Neomanila‘s protagonist, Toto (Timothy Castillo), walks from jail to church to a train yard. Those diverse places aren’t so distant from each other. And just like that, Toto’s role in Manila changes as easily as those spaces do.
Young Toto switches from drug runner to mercenary, complicating the few relationships he has. A theme in this fest is a yearning for normalcy. But how can relate with his neighborhood if he’s with the ‘bad guys’?
The politics here is equally complex. Sure it focuses more on Toto’s boss Irma’s (Eula Valdez) death squad than their victims. But there’s enough time in the film that it spends on the said victims. Some of them are even Toto’s age.
Neomanila follows Red’s festival films, giving empathy to amoral characters. Audiences also see what desperate young men like Toto do. His brother dies, so he has to to crash in Irma’s place.
The movie establishes Toto’s innocence in a cruel world, as there are scenes showing his physical reactions to his surroundings. The maternal relationship between Toto and Irma is also here but some of these scenes feel unnecessary.

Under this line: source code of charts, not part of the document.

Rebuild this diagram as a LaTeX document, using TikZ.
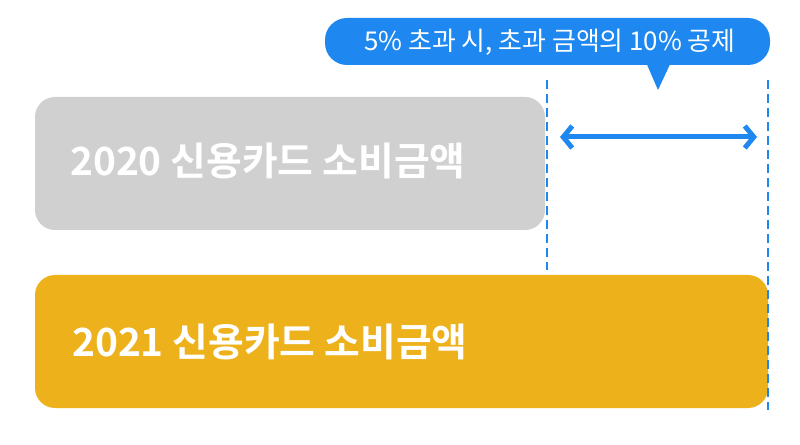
\documentclass[tikz,border=0pt]{standalone}
\usepackage{fontspec}
\setmainfont{Noto Sans CJK KR}
\newfontfamily\krb{Noto Sans CJK KR}[BoldFont={* Bold}]
\usetikzlibrary{arrows.meta}
\definecolor{myblue}{HTML}{1E88F0}
\definecolor{mygray}{HTML}{D0D0D0}
\definecolor{myyellow}{HTML}{EDB21B}
\tikzset{
  bartext/.style={text=white, font=\krb\bfseries\fontsize{39}{42}\selectfont, anchor=west, inner sep=0pt},
  guide/.style={myblue, line width=2bp, dash pattern=on 9bp off 5bp},
}
\begin{document}
\begin{tikzpicture}[x=1bp,y=-1bp]
\useasboundingbox (0,0) rectangle (800,445);
\fill[white] (0,0) rectangle (800,445);
\fill[mygray, rounded corners=20bp] (35,97) rectangle (545,230);
\node[bartext] (t2020) at (70,161) {2020 신용카드 소비금액};
\fill[myyellow, rounded corners=20bp] (35,275) rectangle (768,408);
\node[bartext] (t2021) at (72,342) {2021 신용카드 소비금액};
\coordinate (l1a) at (547,80); \coordinate (l1b) at (547,270);
\coordinate (l2a) at (768,80); \coordinate (l2b) at (768,410);
\draw[guide] (l1a) -- (l1b);
\draw[guide] (l2a) -- (l2b);
\coordinate (aL) at (560,137); \coordinate (aR) at (757,137);
\draw[myblue, line width=5bp, line cap=round, {Straight Barb[length=9bp,width=22bp]}-{Straight Barb[length=9bp,width=22bp]}] (aL) -- (aR);
\fill[myblue, rounded corners=22bp] (325,18) rectangle (770,65);
\fill[myblue] (645,60) -- (658,90) -- (672,60) -- cycle;
\node[text=white, font=\fontsize{26}{30}\selectfont] (call) at (550,42) {5\% 초과 시, 초과 금액의 10\% 공제};
\end{tikzpicture}
\end{document}
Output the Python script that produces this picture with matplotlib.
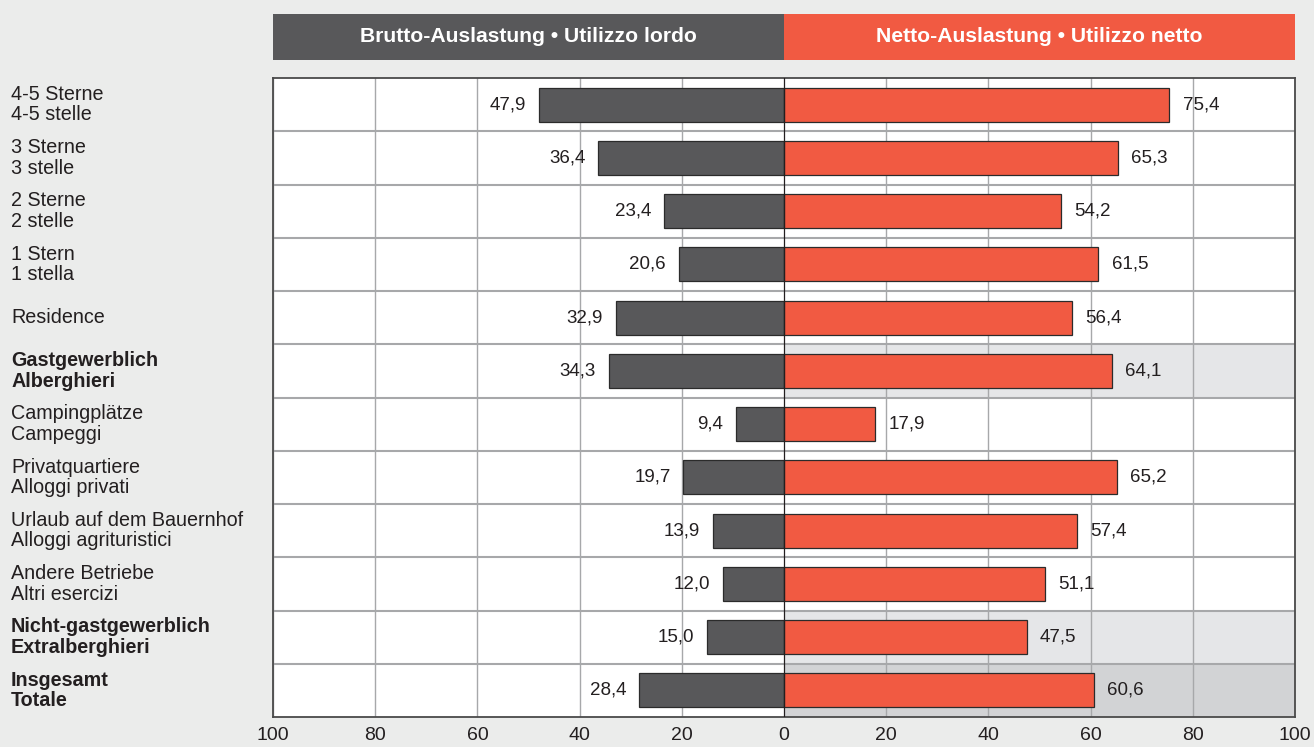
import matplotlib.pyplot as plt
import matplotlib.transforms as mtransforms
from matplotlib.patches import Rectangle
import numpy as np

plt.rcParams['font.family'] = ['Liberation Sans', 'DejaVu Sans']

#%% data
categories = ['4-5 Sterne\n4-5 stelle', '3 Sterne\n3 stelle', '2 Sterne\n2 stelle',
              '1 Stern\n1 stella', 'Residence', 'Gastgewerblich\nAlberghieri',
              'Campingplätze\nCampeggi', 'Privatquartiere\nAlloggi privati',
              'Urlaub auf dem Bauernhof\nAlloggi agrituristici',
              'Andere Betriebe\nAltri esercizi', 'Nicht-gastgewerblich\nExtralberghieri',
              'Insgesamt\nTotale']
brutto = [47.9, 36.4, 23.4, 20.6, 32.9, 34.3, 9.4, 19.7, 13.9, 12.0, 15.0, 28.4]
netto = [75.4, 65.3, 54.2, 61.5, 56.4, 64.1, 17.9, 65.2, 57.4, 51.1, 47.5, 60.6]
bold_rows = [5, 10, 11]
shade_rows = {5: '#e5e6e8', 10: '#e5e6e8', 11: '#d2d3d5'}
tick_vals = [-100, -80, -60, -40, -20, 0, 20, 40, 60, 80, 100]
header_left = 'Brutto-Auslastung • Utilizzo lordo'
header_right = 'Netto-Auslastung • Utilizzo netto'

bg = '#ebeceb'
dark = '#58585a'
red = '#f15a42'
txt = '#231f20'

#%% figure
fig = plt.figure(figsize=(13.14, 7.47), dpi=100, facecolor=bg)
ax = fig.add_axes([273/1314, 1-717/747, (1295-273)/1314, (717-78)/747])
ax.set_facecolor('white')

n = len(categories)
y = np.arange(n)

for r, c in shade_rows.items():
    ax.add_patch(Rectangle((0, r-0.5), 100, 1, facecolor=c, edgecolor='none', zorder=0))

ax.barh(y, [-b for b in brutto], height=0.64, color=dark, edgecolor='#2b2b2b', linewidth=0.9, zorder=3)
ax.barh(y, netto, height=0.64, color=red, edgecolor='#2b2b2b', linewidth=0.9, zorder=3)

for v in tick_vals:
    if v != 0:
        ax.axvline(v, color='#a7a8aa', lw=1.0, zorder=1)
for k in range(n-1):
    ax.axhline(k+0.5, color='#a7a8aa', lw=1.5, zorder=1)
ax.axvline(0, color='#231f20', lw=0.9, zorder=4)

for i in range(n):
    ax.text(-brutto[i]-2.5, y[i], f'{brutto[i]:.1f}'.replace('.', ','), ha='right', va='center',
            fontsize=13.5, color=txt, zorder=5)
    ax.text(netto[i]+2.6, y[i], f'{netto[i]:.1f}'.replace('.', ','), ha='left', va='center',
            fontsize=13.5, color=txt, zorder=5)

ax.set_xlim(-100, 100)
ax.set_ylim(n-0.5, -0.5)
ax.set_xticks(tick_vals)
ax.set_xticklabels([str(abs(v)) for v in tick_vals], fontsize=14, color=txt)
ax.tick_params(axis='x', length=0, pad=7)
ax.set_yticks([])
for s in ax.spines.values():
    s.set_color('#4a4a4a')
    s.set_linewidth(1.3)

trans = mtransforms.blended_transform_factory(fig.transFigure, ax.transData)
for i, c in enumerate(categories):
    ax.text(11/1314, y[i], c, transform=trans, ha='left', va='center', fontsize=14.2,
            color=txt, fontweight='bold' if i in bold_rows else 'normal', linespacing=1.1)

# header boxes
x0, xm, x1 = 273/1314, 784/1314, 1295/1314
hy0, hy1 = 1-60/747, 1-14/747
fig.patches.append(Rectangle((x0, hy0), xm-x0, hy1-hy0, transform=fig.transFigure,
                             facecolor=dark, edgecolor='none'))
fig.patches.append(Rectangle((xm, hy0), x1-xm, hy1-hy0, transform=fig.transFigure,
                             facecolor=red, edgecolor='none'))
fig.text((x0+xm)/2, (hy0+hy1)/2, header_left, ha='center', va='center', color='white',
         fontsize=15.2, fontweight='bold')
fig.text((xm+x1)/2, (hy0+hy1)/2, header_right, ha='center', va='center', color='white',
         fontsize=15.2, fontweight='bold')

fig.savefig('out.png', dpi=100, facecolor=bg)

The Philippines has waged a drug war with a death toll equaling to a genocide. The deaths are are few, which are fine. But there’s a distant coldness to some of the scenes depicting them that feels uncomfortable.
Despite those flaws, the film still beautifully portrays how citizens, young or old, find themselves subsumed within a death culture. Red chose a good lead in Castillo, who embodies what it’s like to live through an epidemic.